Central Appalachian coal is expensive to mine, compared to coal in the Illinois Basin and the Powder River Basin, Childress said.

“It’s just difficult,” he said of mining here. “[There are] thinner seams and the conditions are hard because there’s a lot more rock.”

For a while, he said, Central Appalachian coal was on the rise, because the high-sulfur coal out of the Illinois Basin didn’t meet federal compliance with the Clean Air Act. But coal plants have since purchased scrubbers, which cleans the sulfur and other chemicals released into the air from the coal-fired power plants, and the mining industry has picked back up in the Illinois Basin.

“The Central Appalachian region produced low-sulfur, high-BTU, high-quality coal, and a lot of utilities went to that and [were] burning that, but now that they’ve got the scrubbers in place, they’ve switched back to the cheaper coal in the Illinois Basin,” Childress said. “It’s easier to get to, it’s easier to mine, the conditions are better, the seams are thicker [and] they’re not taking as much rock or surrounding matter with it. There are huge, large mountains of coal, and most of it can be gotten in the slopes, you don’t have to shaft down deep to get it.”
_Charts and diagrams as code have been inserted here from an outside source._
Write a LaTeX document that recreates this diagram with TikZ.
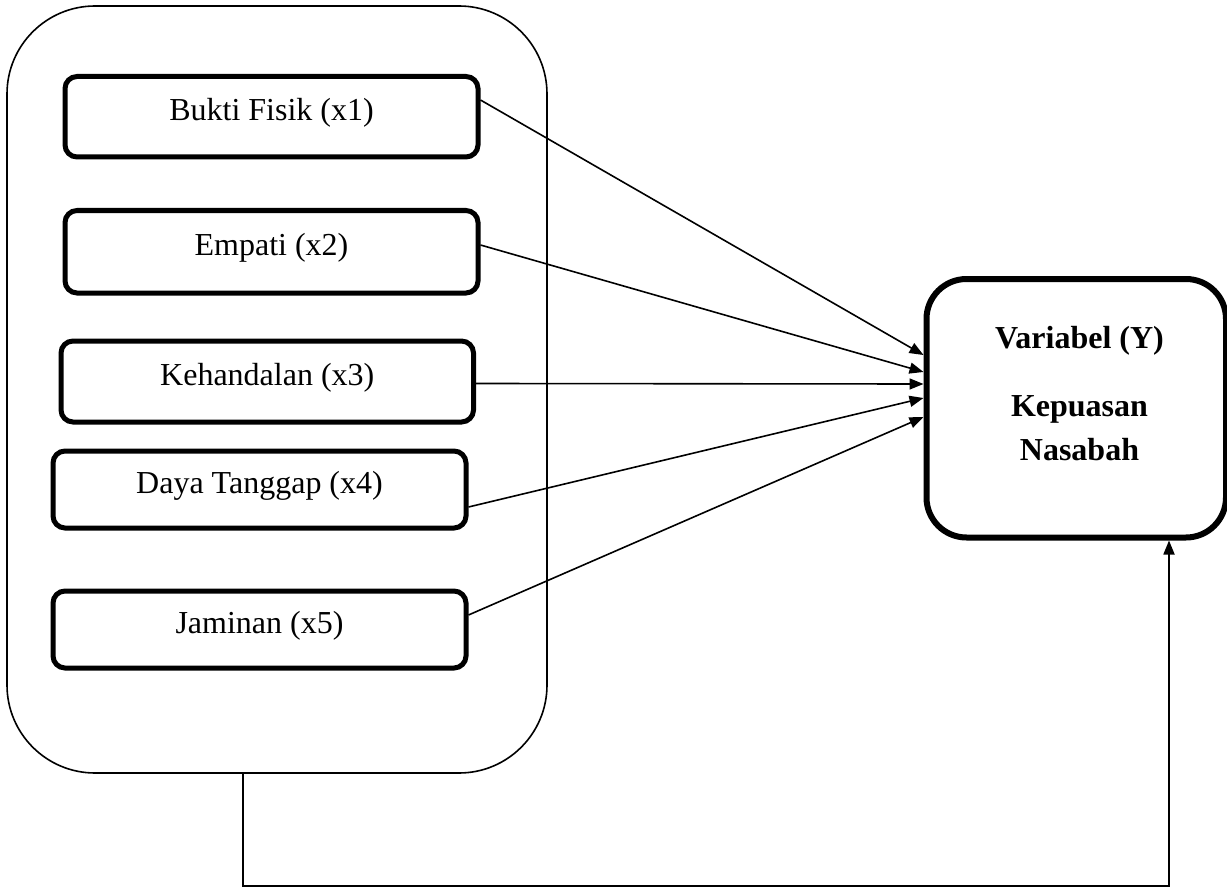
\documentclass[tikz,border=0pt]{standalone}
\usepackage{fontspec}
\setmainfont{Liberation Serif}
\usetikzlibrary{arrows.meta,calc}
\begin{document}
\begin{tikzpicture}[x=1pt,y=-1pt,
  inbox/.style={draw, line width=5pt, rounded corners=12pt, inner sep=0pt,
    font=\fontsize{32pt}{38pt}\selectfont, text height=22pt, text depth=14pt},
  grpbox/.style={draw, line width=1.6pt, rounded corners=88pt, inner sep=0pt},
  ybox/.style={draw, line width=6pt, rounded corners=40pt, inner sep=0pt},
  ytext/.style={font=\fontsize{32pt}{38pt}\selectfont\bfseries, anchor=base, inner sep=0pt},
  conn/.style={line width=1.6pt, -{Triangle[length=14pt,width=11pt]}},
]
\useasboundingbox (0,0) rectangle (1227,888);

\node[grpbox, minimum width=540pt, minimum height=767pt] (grp) at (277,389.5) {};

\node[inbox, minimum width=413pt, minimum height=80.5pt] (b1) at (271.5,116.75) {Bukti Fisik (x1)};
\node[inbox, minimum width=413pt, minimum height=82.5pt] (b2) at (271.5,251.75) {Empati (x2)};
\node[inbox, minimum width=412.5pt, minimum height=81pt] (b3) at (267.25,381.5) {Kehandalan (x3)};
\node[inbox, minimum width=413pt, minimum height=77pt] (b4) at (259.5,489.5) {Daya Tanggap (x4)};
\node[inbox, minimum width=413pt, minimum height=77pt] (b5) at (259.5,629.5) {Jaminan (x5)};

\node[ybox, minimum width=299.5pt, minimum height=258.5pt] (Y) at (1076.25,408.25) {};
\node[ytext] (yl1) at (1079.5,348) {Variabel (Y)};
\node[ytext] (yl2) at (1079.5,416) {Kepuasan};
\node[ytext] (yl3) at (1079.5,460) {Nasabah};

\draw[conn] ($(b1.east)+(0,-16.75)$) -- ($(Y.west)+(0,-53.25)$);
\draw[conn] ($(b2.east)+(0,-6.75)$) -- ($(Y.west)+(0,-36.25)$);
\draw[conn] ($(b3.east)+(0,2)$) -- ($(Y.west)+(0,-24.25)$);
\draw[conn] ($(b4.east)+(0,17.5)$) -- ($(Y.west)+(0,-10.25)$);
\draw[conn] ($(b5.east)+(0,-14.5)$) -- ($(Y.west)+(0,8.75)$);

\coordinate (c1) at (243,886);
\coordinate (c2) at (1169,886);
\draw[conn, line width=1.8pt] (grp.south -| c1) -- (c1) -- (c2) -- (Y.south -| c2);
\end{tikzpicture}
\end{document}
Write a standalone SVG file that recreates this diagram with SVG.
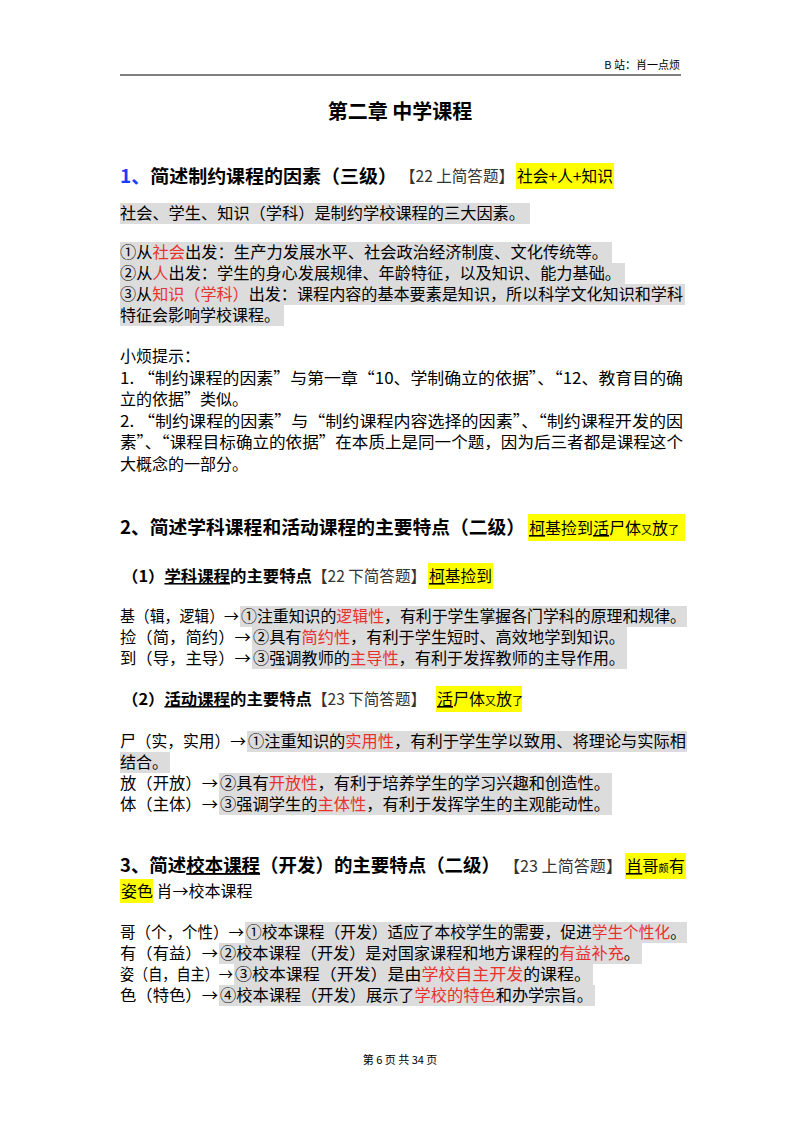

Crutchfield said Appalachian coal production peaked in 1997, and has been declining since. The Appalachian coal basin is the oldest in the U.S. and has been mined for more than 150 years.

“By definition, you mine the good stuff today and save the rest for later,” Crutchfield said. “It’s gotten more geologically challenging [to mine what’s left] and the cost structures have changed dramatically.”